Do this:
Would you write out the listing verbatim and skip every picture in it?

◆ ◆ ◆ ◆ ◆ ◆ ◆

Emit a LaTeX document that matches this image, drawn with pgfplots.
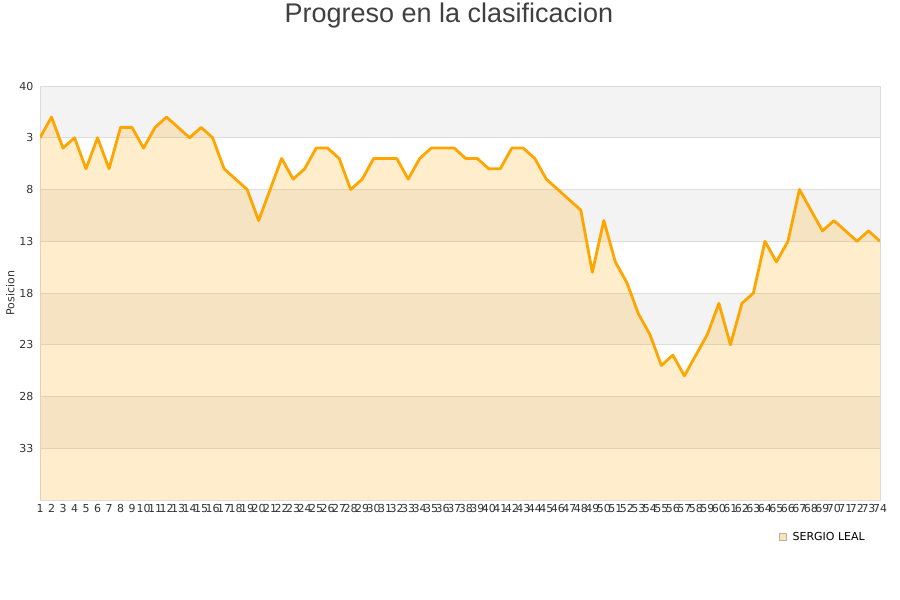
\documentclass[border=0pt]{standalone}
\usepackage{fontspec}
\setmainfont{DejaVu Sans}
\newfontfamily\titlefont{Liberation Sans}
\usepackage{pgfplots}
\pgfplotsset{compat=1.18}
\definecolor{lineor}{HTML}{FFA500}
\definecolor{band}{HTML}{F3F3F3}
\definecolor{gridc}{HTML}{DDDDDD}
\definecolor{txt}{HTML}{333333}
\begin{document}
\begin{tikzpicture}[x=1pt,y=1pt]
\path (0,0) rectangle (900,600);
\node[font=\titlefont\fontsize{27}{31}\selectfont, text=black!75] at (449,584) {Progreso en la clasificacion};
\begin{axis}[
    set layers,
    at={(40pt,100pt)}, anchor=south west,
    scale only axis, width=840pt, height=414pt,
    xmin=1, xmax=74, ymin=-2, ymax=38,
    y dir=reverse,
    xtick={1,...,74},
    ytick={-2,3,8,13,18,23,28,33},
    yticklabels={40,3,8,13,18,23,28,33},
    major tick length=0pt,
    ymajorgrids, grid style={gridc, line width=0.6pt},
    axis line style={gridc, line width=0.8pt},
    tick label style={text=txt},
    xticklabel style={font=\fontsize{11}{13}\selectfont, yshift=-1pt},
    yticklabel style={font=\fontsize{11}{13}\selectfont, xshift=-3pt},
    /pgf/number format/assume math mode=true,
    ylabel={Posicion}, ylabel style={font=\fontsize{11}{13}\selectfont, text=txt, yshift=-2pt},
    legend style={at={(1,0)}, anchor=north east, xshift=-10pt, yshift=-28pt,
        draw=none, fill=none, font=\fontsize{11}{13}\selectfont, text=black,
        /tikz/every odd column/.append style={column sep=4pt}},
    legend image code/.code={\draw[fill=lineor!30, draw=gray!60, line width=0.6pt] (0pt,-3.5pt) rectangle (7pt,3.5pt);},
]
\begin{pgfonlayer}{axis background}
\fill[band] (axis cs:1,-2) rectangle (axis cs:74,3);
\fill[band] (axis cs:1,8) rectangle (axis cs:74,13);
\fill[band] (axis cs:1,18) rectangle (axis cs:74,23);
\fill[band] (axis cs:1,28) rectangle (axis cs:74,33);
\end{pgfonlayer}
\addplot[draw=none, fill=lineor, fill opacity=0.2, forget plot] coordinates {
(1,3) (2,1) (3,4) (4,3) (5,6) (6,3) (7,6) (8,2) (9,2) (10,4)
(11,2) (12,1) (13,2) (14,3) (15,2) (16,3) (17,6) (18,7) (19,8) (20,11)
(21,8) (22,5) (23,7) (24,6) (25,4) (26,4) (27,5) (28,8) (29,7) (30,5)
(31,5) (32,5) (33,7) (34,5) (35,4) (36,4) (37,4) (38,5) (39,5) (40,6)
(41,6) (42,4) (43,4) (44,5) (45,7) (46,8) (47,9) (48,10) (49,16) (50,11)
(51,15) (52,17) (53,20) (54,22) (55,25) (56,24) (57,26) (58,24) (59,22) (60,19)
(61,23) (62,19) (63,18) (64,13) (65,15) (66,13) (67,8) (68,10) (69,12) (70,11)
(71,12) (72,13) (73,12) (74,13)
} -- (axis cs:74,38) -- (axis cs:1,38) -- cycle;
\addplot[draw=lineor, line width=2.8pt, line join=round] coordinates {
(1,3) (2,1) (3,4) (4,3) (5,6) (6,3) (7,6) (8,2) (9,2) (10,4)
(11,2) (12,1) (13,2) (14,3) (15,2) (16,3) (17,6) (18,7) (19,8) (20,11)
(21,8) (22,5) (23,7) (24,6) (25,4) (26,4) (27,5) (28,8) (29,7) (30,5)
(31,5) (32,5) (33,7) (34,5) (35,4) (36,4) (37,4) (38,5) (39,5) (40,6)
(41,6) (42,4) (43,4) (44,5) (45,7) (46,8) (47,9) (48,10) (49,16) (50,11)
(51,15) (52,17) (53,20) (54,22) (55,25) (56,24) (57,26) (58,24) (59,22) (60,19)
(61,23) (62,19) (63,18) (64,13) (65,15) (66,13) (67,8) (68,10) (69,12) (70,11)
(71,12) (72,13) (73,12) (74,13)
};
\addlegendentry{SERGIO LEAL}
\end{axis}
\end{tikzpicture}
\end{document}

◆ ◆ ◆ ◆ ◆ ◆ ◆

Response below:
Emit a LaTeX document that matches this image, drawn with pgfplots.
\documentclass[border=0pt]{standalone}
\usepackage{fontspec}
\setmainfont{DejaVu Sans}
\newfontfamily\titlefont{Liberation Sans}
\usepackage{pgfplots}
\pgfplotsset{compat=1.18}
\definecolor{lineor}{HTML}{FFA500}
\definecolor{band}{HTML}{F3F3F3}
\definecolor{gridc}{HTML}{DDDDDD}
\definecolor{txt}{HTML}{333333}
\begin{document}
\begin{tikzpicture}[x=1pt,y=1pt]
\path (0,0) rectangle (900,600);
\node[font=\titlefont\fontsize{27}{31}\selectfont, text=black!75] at (449,584) {Progreso en la clasificacion};
\begin{axis}[
    set layers,
    at={(40pt,100pt)}, anchor=south west,
    scale only axis, width=840pt, height=414pt,
    xmin=1, xmax=74, ymin=-2, ymax=38,
    y dir=reverse,
    xtick={1,...,74},
    ytick={-2,3,8,13,18,23,28,33},
    yticklabels={40,3,8,13,18,23,28,33},
    major tick length=0pt,
    ymajorgrids, grid style={gridc, line width=0.6pt},
    axis line style={gridc, line width=0.8pt},
    tick label style={text=txt},
    xticklabel style={font=\fontsize{11}{13}\selectfont, yshift=-1pt},
    yticklabel style={font=\fontsize{11}{13}\selectfont, xshift=-3pt},
    /pgf/number format/assume math mode=true,
    ylabel={Posicion}, ylabel style={font=\fontsize{11}{13}\selectfont, text=txt, yshift=-2pt},
    legend style={at={(1,0)}, anchor=north east, xshift=-10pt, yshift=-28pt,
        draw=none, fill=none, font=\fontsize{11}{13}\selectfont, text=black,
        /tikz/every odd column/.append style={column sep=4pt}},
    legend image code/.code={\draw[fill=lineor!30, draw=gray!60, line width=0.6pt] (0pt,-3.5pt) rectangle (7pt,3.5pt);},
]
\begin{pgfonlayer}{axis background}
\fill[band] (axis cs:1,-2) rectangle (axis cs:74,3);
\fill[band] (axis cs:1,8) rectangle (axis cs:74,13);
\fill[band] (axis cs:1,18) rectangle (axis cs:74,23);
\fill[band] (axis cs:1,28) rectangle (axis cs:74,33);
\end{pgfonlayer}
\addplot[draw=none, fill=lineor, fill opacity=0.2, forget plot] coordinates {
(1,3) (2,1) (3,4) (4,3) (5,6) (6,3) (7,6) (8,2) (9,2) (10,4)
(11,2) (12,1) (13,2) (14,3) (15,2) (16,3) (17,6) (18,7) (19,8) (20,11)
(21,8) (22,5) (23,7) (24,6) (25,4) (26,4) (27,5) (28,8) (29,7) (30,5)
(31,5) (32,5) (33,7) (34,5) (35,4) (36,4) (37,4) (38,5) (39,5) (40,6)
(41,6) (42,4) (43,4) (44,5) (45,7) (46,8) (47,9) (48,10) (49,16) (50,11)
(51,15) (52,17) (53,20) (54,22) (55,25) (56,24) (57,26) (58,24) (59,22) (60,19)
(61,23) (62,19) (63,18) (64,13) (65,15) (66,13) (67,8) (68,10) (69,12) (70,11)
(71,12) (72,13) (73,12) (74,13)
} -- (axis cs:74,38) -- (axis cs:1,38) -- cycle;
\addplot[draw=lineor, line width=2.8pt, line join=round] coordinates {
(1,3) (2,1) (3,4) (4,3) (5,6) (6,3) (7,6) (8,2) (9,2) (10,4)
(11,2) (12,1) (13,2) (14,3) (15,2) (16,3) (17,6) (18,7) (19,8) (20,11)
(21,8) (22,5) (23,7) (24,6) (25,4) (26,4) (27,5) (28,8) (29,7) (30,5)
(31,5) (32,5) (33,7) (34,5) (35,4) (36,4) (37,4) (38,5) (39,5) (40,6)
(41,6) (42,4) (43,4) (44,5) (45,7) (46,8) (47,9) (48,10) (49,16) (50,11)
(51,15) (52,17) (53,20) (54,22) (55,25) (56,24) (57,26) (58,24) (59,22) (60,19)
(61,23) (62,19) (63,18) (64,13) (65,15) (66,13) (67,8) (68,10) (69,12) (70,11)
(71,12) (72,13) (73,12) (74,13)
};
\addlegendentry{SERGIO LEAL}
\end{axis}
\end{tikzpicture}
\end{document}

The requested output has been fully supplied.